Título: Perito confirma ao MP que Celso Daniel foi torturado
Autor: Guilherme Evelin
Fonte: O Estado de São Paulo, 29/08/2005, Nacional, p. A7

Para promotores, relatório de Delmonte Printes dá novo rumo à investigação do caso Santo André

Em depoimento ao Ministério Público de São Paulo, o perito médico Carlos Delmonte Printes apresentou novas evidências de que o prefeito de Santo André, Celso Daniel, foi torturado com crueldade antes de ser assassinado em janeiro de 2002. Ele afastou peremptoriamente, também, a hipótese de homicídio em seguida a seqüestro. Segundo Printes, responsável pela assinatura do laudo da morte do prefeito, os assassinos demonstraram "raiva e desprezo" ao matar Daniel, o que não é compatível com crimes contra o patrimônio. Segundo os promotores que trabalham no caso, o depoimento de Printes dá novos rumos à investigação sobre a morte do prefeito, assassinado quando coordenava o programa de governo do então candidato presidencial Luiz Inácio Lula da Silva. "O perito deu um passo além na nossa investigação. Nós trabalhávamos com a hipótese de crime de mando. Ele nos mostrou que houve um crime por ódio", afirmou o promotor de Justiça Roberto Wider, que tomou as declarações do perito, há 13 dias, na companhia do colega Amaro José Thomé Filho.

Ao depor perante os promotores, Printes, médico legista ligado à Universidade de São Paulo (USP), acrescentou mais detalhes de como os assassinos de Daniel agiram, com o objetivo de fazer um "esculacho" -- jargão policial usado para as execuções com requintes de crueldade. O perito mostrou como os matadores de Daniel, antes de fazer disparos diretamente no rosto e no tórax, o torturaram no cativeiro.

Como evidências do martírio a que foi submetido o prefeito, além da sua expressão de terror e espasmo, Printes assinalou a existência de duas queimaduras encontradas nas costas. Segundo o perito, essas lesões foram produzidas por um cano de uma arma de calibre 9 mm aquecido. ¿

Outra evidência de que o prefeito foi torturado são as lesões que foram encontradas no braço direito, na coxa direita e no lado direito do tórax.

Segundo o legista, esses ferimentos foram causados por estilhaços de balas, disparadas contra o chão, mas próximas a Daniel, com o objetivo de causar pânico no prefeito. Todos os tiros contra o prefeito, de acordo com Printes, foram desferidos próximos a Daniel, mas não à queima-roupa.

O perito também declarou aos promotores nunca ter testemunhado um caso com um " ritual de tortura, crueldade e desproporcionalidade" similar, antes de examinar o corpo de Celso Daniel. Autor do livro "Perícia na Tortura", Printes fez questão de assinalar que as evidências de tortura em casos de seqüestro são absolutamente diferentes das encontradas no corpo do prefeito de Santo André.

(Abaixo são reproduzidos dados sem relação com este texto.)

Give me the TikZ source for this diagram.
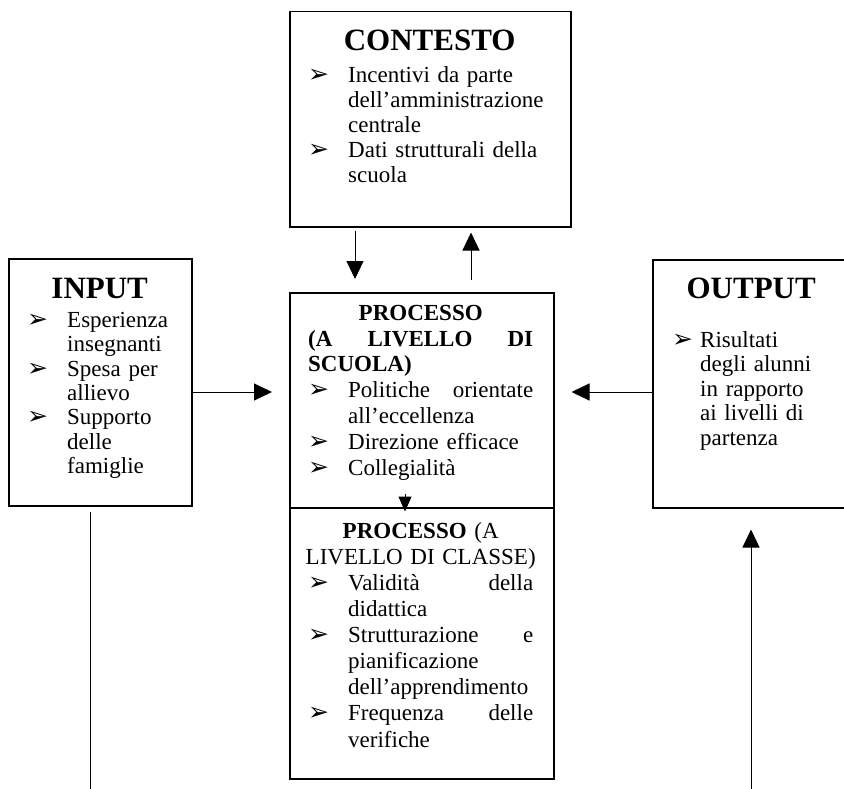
\documentclass[tikz,border=0pt]{standalone}
\usepackage{fontspec}
\setmainfont{Liberation Serif}
\newfontfamily\frecfont{DejaVu Sans}
\usetikzlibrary{arrows.meta,calc}

\newcommand{\corpo}[1]{\fontsize{23}{#1}\selectfont\hyphenpenalty=10000\relax}
\newcommand{\titolo}{\fontsize{31}{35}\selectfont\bfseries}
\newcommand{\punto}[1][40pt]{\makebox[#1][l]{\frecfont\fontsize{25}{25}\selectfont ➢}}
\newcommand{\rientro}[1][40pt]{\hspace*{#1}}
\newcommand{\riga}[1]{\makebox[\linewidth][s]{\spaceskip=.25em plus 1fil\xspaceskip=.25em plus 1fil\relax #1}}

\tikzset{
  riquadro/.style={draw, line width=1.5pt, inner sep=0pt, anchor=north west},
  testo/.style={inner sep=0pt, anchor=north west, align=left},
  freccia/.style={-{Triangle[length=18pt,width=17pt]}, line width=1pt},
  linea/.style={line width=1pt}
}

\begin{document}
\begin{tikzpicture}[x=1pt,y=-1pt]
\clip (0,0) rectangle (844,789);

\node[riquadro, minimum width=281pt, minimum height=215pt] (contesto) at (289,11) {};
\node[riquadro, minimum width=183pt, minimum height=247pt] (input) at (8,258) {};
\node[riquadro, minimum width=264pt, minimum height=215pt] (scuola) at (289,292) {};
\node[riquadro, minimum width=264pt, minimum height=271pt] (classe) at (289,507) {};
\node[riquadro, minimum width=198pt, minimum height=248pt] (output) at (652,259) {};

\node[testo, text width=243pt, font=\corpo{24.8}] (tcontesto) at (308,26) {\rule{0pt}{24pt}\makebox[\linewidth]{\titolo CONTESTO}\\[8pt]
\punto Incentivi da parte\\
\rientro dell'amministrazione\\
\rientro centrale\\
\punto Dati strutturali della\\
\rientro scuola};

\node[testo, text width=145pt, font=\corpo{24.4}] (tinput) at (27,274) {\rule{0pt}{24pt}\makebox[\linewidth]{\titolo INPUT}\\[4.6pt]
\punto Esperienza\\
\rientro insegnanti\\
\punto Spesa per\\
\rientro allievo\\
\punto Supporto\\
\rientro delle\\
\rientro famiglie};

\node[testo, text width=158pt, font=\corpo{24.5}] (toutput) at (672,274) {\rule{0pt}{24pt}\makebox[\linewidth]{\titolo OUTPUT}\\[24.5pt]
\punto[28pt]Risultati\\
\rientro[28pt]degli alunni\\
\rientro[28pt]in rapporto\\
\rientro[28pt]ai livelli di\\
\rientro[28pt]partenza};

\node[testo, text width=225pt, font=\corpo{25.8}] (tscuola) at (308,300) {\rule{0pt}{20pt}\makebox[\linewidth]{\bfseries PROCESSO}\\
\riga{\bfseries (A LIVELLO DI}\\
\textbf{SCUOLA)}\\
\riga{\punto Politiche orientate}\\
\rientro all'eccellenza\\
\punto Direzione efficace\\
\punto Collegialità};

\node[testo, text width=225pt, font=\corpo{26.1}] (tclasse) at (308,518) {\rule{0pt}{20pt}\makebox[\linewidth]{\textbf{PROCESSO} (A}\\
\makebox[\linewidth]{LIVELLO DI CLASSE)}\\
\riga{\punto Validità della}\\
\rientro didattica\\
\riga{\punto Strutturazione e}\\
\rientro pianificazione\\
\rientro dell'apprendimento\\
\riga{\punto Frequenza delle}\\
\rientro verifiche};

\coordinate (riga) at (0,392);
\coordinate (colA) at (355,0);
\coordinate (colB) at (471,0);
\coordinate (colC) at (405,0);
\coordinate (fondoS) at (90,800);
\coordinate (fondoD) at (751,800);

\draw[freccia, shorten <=3pt, shorten >=13pt] (contesto.south -| colA) -- (scuola.north -| colA);
\draw[freccia, shorten <=12pt, shorten >=5pt] (scuola.north -| colB) -- (contesto.south -| colB);
\draw[freccia, shorten >=17pt] (input.east |- riga) -- (scuola.west |- riga);
\draw[freccia, shorten >=17pt] (output.west |- riga) -- (scuola.east |- riga);
\draw[-{Triangle[length=15pt,width=13pt]}, line width=1pt, shorten >=-3pt] ($(colC |- scuola.south)+(0,-15)$) -- (colC |- scuola.south);
\draw[linea, shorten <=5pt] (input.south -| fondoS) -- (fondoS);
\draw[freccia, shorten >=21pt] (fondoD) -- (output.south -| fondoD);
\end{tikzpicture}
\end{document}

No depoimento, Printes reclamou de ter sido submetido a censura pelo superintendente da Polícia Científica, Celso Perioli, e pelo então diretor do Instituto Médico-Legal, José Jorge Jarjura Junior. Em reunião conjunta, os dois o proibiram de dar declarações sobre a tortura em Daniel, depois que ele deu entrevistas à televisão.

Aos promotores, o perito se queixou também do deputado Luiz Eduardo Greenhalgh (PT-SP), que foi designado pela direção nacional do PT para acompanhar as investigações da morte do prefeito. Segundo Printes, Greenhalgh prejudicou o andamento da perícia e tentou interferir no exame do corpo de Celso Daniel, no dia em que ele foi levado para o IML, o que o deixou constrangido.

De acordo com o relato do perito aos promotores, o deputado petista estava "emocionalmente alterado" e, ao tentar interferir no exame, foi convencido pelo deputado Jamil Murad (PCdoB-SP) a se retirar da sala onde se realizava a perícia no corpo do prefeito.

Por causa do excesso de autoridades policiais e políticos que estavam no IML, o exame do corpo de Daniel, segundo Printes, não pôde ser feito apenas com a presença da equipe de legistas. Ele garantiu, porém, aos promotores, que a perícia foi realizada com o chamado "padrão ouro", em que são adotadas as melhores condutas. Ele disse também que o IML ainda guarda amostras de cabelos e pelos de Daniel para futuros confrontos. Declarou-se disposto a produzir um parecer complementar sobre as circunstâncias da morte do prefeito para apresentar ao Ministério Público.